Britain’s overseas hacking powers are being challenged in a European court, and Brexit won’t make a difference

By Joon Ian Wong

The British government’s ability to hack computers and networks abroad is being challenged in the European Court of Human Rights. The non-profit Privacy International, and a group of five internet providers, have lodged an application today (Aug. 5) with the court alleging that the government has violated the right to respect for private life, and the freedom of expression, two articles in the European Convention on Human Rights.

A ruling from the European court will still have weight even if Brexit takes place because the court is not an EU institution. The human rights convention is a separate agreement from the treaties governing the European Union. “So, the UK will remain subject to ruling from the [European Court of Human Rights] even in the event of Brexit,” a Privacy International spokesperson said.
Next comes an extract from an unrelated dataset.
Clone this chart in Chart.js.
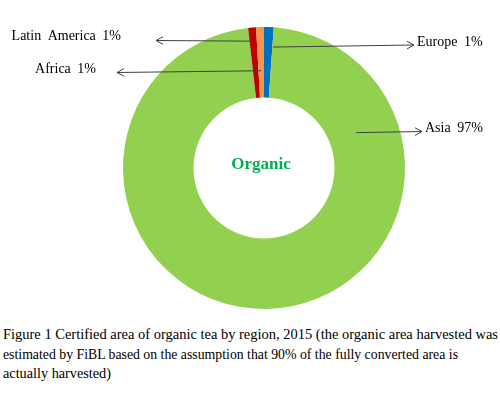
<!DOCTYPE html>
<html>
<head>
<meta charset="utf-8">
<script src="https://cdn.jsdelivr.net/npm/chart.js@4"></script>
<style>
  html, body { margin: 0; padding: 0; background: #fff; }
  #wrap { position: relative; width: 500px; height: 399px; overflow: hidden; }
  #chart { position: absolute; left: 0; top: 0; }
  .cap {
    position: absolute; left: 3px; white-space: nowrap;
    font-family: "Liberation Serif", "Times New Roman", serif;
    font-size: 15px; line-height: 20px; color: #000;
    transform-origin: 0 50%;
  }
</style>
</head>
<body>
<div id="wrap">
  <canvas id="chart" width="500" height="320"></canvas>
  <div class="cap" id="cap1" data-w="495" style="top:324px">Figure 1 Certified area of organic tea by region, 2015 (the organic area harvested was</div>
  <div class="cap" id="cap2" data-w="455" style="top:344px">estimated by FiBL based on the assumption that 90% of the fully converted area is</div>
  <div class="cap" id="cap3" data-w="108" style="top:363px">actually harvested)</div>
</div>
<script>
// data, clockwise from 12 o'clock
const regions = ["Europe", "Asia", "Latin America", "Africa"];
const shares = [1.1, 97.1, 0.9, 0.9];
const sliceColors = ["#0070C0", "#92D050", "#C00000", "#F79646"];

// callouts: slice index, where the arrow starts (angle from top in deg or null = slice middle,
// distance as fraction of outer radius), arrow tip and label anchor
const callouts = [
  { i: 0, ang: 4.2, r: 0.86, tipX: 414, tipY: 45, tx: 417, ty: 42, align: "left" },
  { i: 1, ang: 69, r: 0.70, tipX: 422, tipY: 131.5, tx: 425, ty: 128, align: "left" },
  { i: 2, ang: -6.2, r: 0.905, tipX: 156, tipY: 40.5, tx: 121, ty: 36.5, align: "right" },
  { i: 3, ang: null, r: 0.69, tipX: 117, tipY: 72.5, tx: 96, ty: 69, align: "right" }
];

const calloutPlugin = {
  id: "callouts",
  afterDraw(chart) {
    const ctx = chart.ctx;
    const arcs = chart.getDatasetMeta(0).data;
    const cx = arcs[0].x, cy = arcs[0].y, R = arcs[0].outerRadius;

    ctx.save();
    // center label
    ctx.font = "bold 17px 'Liberation Serif', serif";
    ctx.fillStyle = "#00B050";
    ctx.textAlign = "center";
    ctx.textBaseline = "middle";
    ctx.fillText("Organic", cx - 3, cy - 3);

    callouts.forEach((c) => {
      const a = arcs[c.i];
      // chart.js angles: 0 = 3 o'clock; convert
      const ang = c.ang === null ? (a.startAngle + a.endAngle) / 2 : (c.ang - 90) * Math.PI / 180;
      const sx = cx + Math.cos(ang) * R * c.r;
      const sy = cy + Math.sin(ang) * R * c.r;

      ctx.strokeStyle = "#404040";
      ctx.lineWidth = 1;
      ctx.beginPath();
      ctx.moveTo(sx, sy);
      ctx.lineTo(c.tipX, c.tipY);
      ctx.stroke();

      // open arrow head
      const d = Math.atan2(c.tipY - sy, c.tipX - sx);
      const len = 8, spread = 0.5;
      ctx.beginPath();
      ctx.moveTo(c.tipX - len * Math.cos(d - spread), c.tipY - len * Math.sin(d - spread));
      ctx.lineTo(c.tipX, c.tipY);
      ctx.lineTo(c.tipX - len * Math.cos(d + spread), c.tipY - len * Math.sin(d + spread));
      ctx.stroke();

      ctx.font = "14px 'Liberation Serif', serif";
      ctx.wordSpacing = "3px";
      ctx.fillStyle = "#000";
      ctx.textAlign = c.align;
      ctx.textBaseline = "middle";
      ctx.fillText(regions[c.i] + " " + Math.round(shares[c.i]) + "%", c.tx, c.ty);
    });
    ctx.restore();
  }
};

new Chart(document.getElementById("chart"), {
  type: "doughnut",
  data: {
    labels: regions,
    datasets: [{ data: shares, backgroundColor: sliceColors, borderWidth: 0 }]
  },
  options: {
    responsive: false,
    animation: false,
    cutout: "50%",
    layout: { padding: { left: 123, right: 95, top: 27, bottom: 11 } },
    plugins: { legend: { display: false }, tooltip: { enabled: false } }
  },
  plugins: [calloutPlugin]
});

// squeeze caption lines to the widths seen in the figure
document.querySelectorAll(".cap").forEach((el) => {
  const w = el.getBoundingClientRect().width;
  el.style.transform = "scaleX(" + (Number(el.dataset.w) / w) + ")";
});
</script>
</body>
</html>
There’s no guarantee that the court will even admit the application, or pass judgment on it. The court has delivered a judgment on just 4% of applications in the first half of 2016, according to the court’s statistics (pdf). Privacy International’s legal officer Scarlet Kim said in a statement that the British government can currently hack computers to turn on webcams, or access phones to turn on their microphones, without appropriate oversight. “The European Court of Human Rights has a strong track record of ensuring that intelligence agencies act in compliance with human rights law. We call on the Court to hold GCHQ accountable for its unlawful bulk hacking practices,” she said. GCHQ is the British intelligence agency.

Privacy International’s application centers on a 2014 complaint to a UK court around mass surveillance by the government. The court ruled that the government had acted legally. But during the proceedings, it was forced to admit that it had indeed engaged in hacking at home and abroad since at least 2013.

In parallel, the government is trying to enshrine these surveillance powers in law, under the Investigatory Powers bill, which is currently in its final stages of parliamentary approval. The bill was a major piece of legislation proposed by current prime minister Theresa May, while she was home secretary. The bill provides for surveillance agencies to hack a ”major town” in order to collect data in bulk to identify, say, a terrorist cell that was known to use a specific piece of software, according to a Home Office document outlining how the law would work.

The government has said it seeks appropriate safeguards, such as requiring approvals from the secretary of state and a judicial commissioner, in approving bulk-hacking warrants for overseas targets. The warrants must also be justified on national security grounds, or the prevention of serious crime, the Home Office has said.

The world’s biggest tech companies have opposed the proposed law on the grounds that it would allow the British government to reach into computers and networks overseas. A ruling by the European court could be grounds to challenge the bill if it were passed into law, a Privacy International spokesperson said.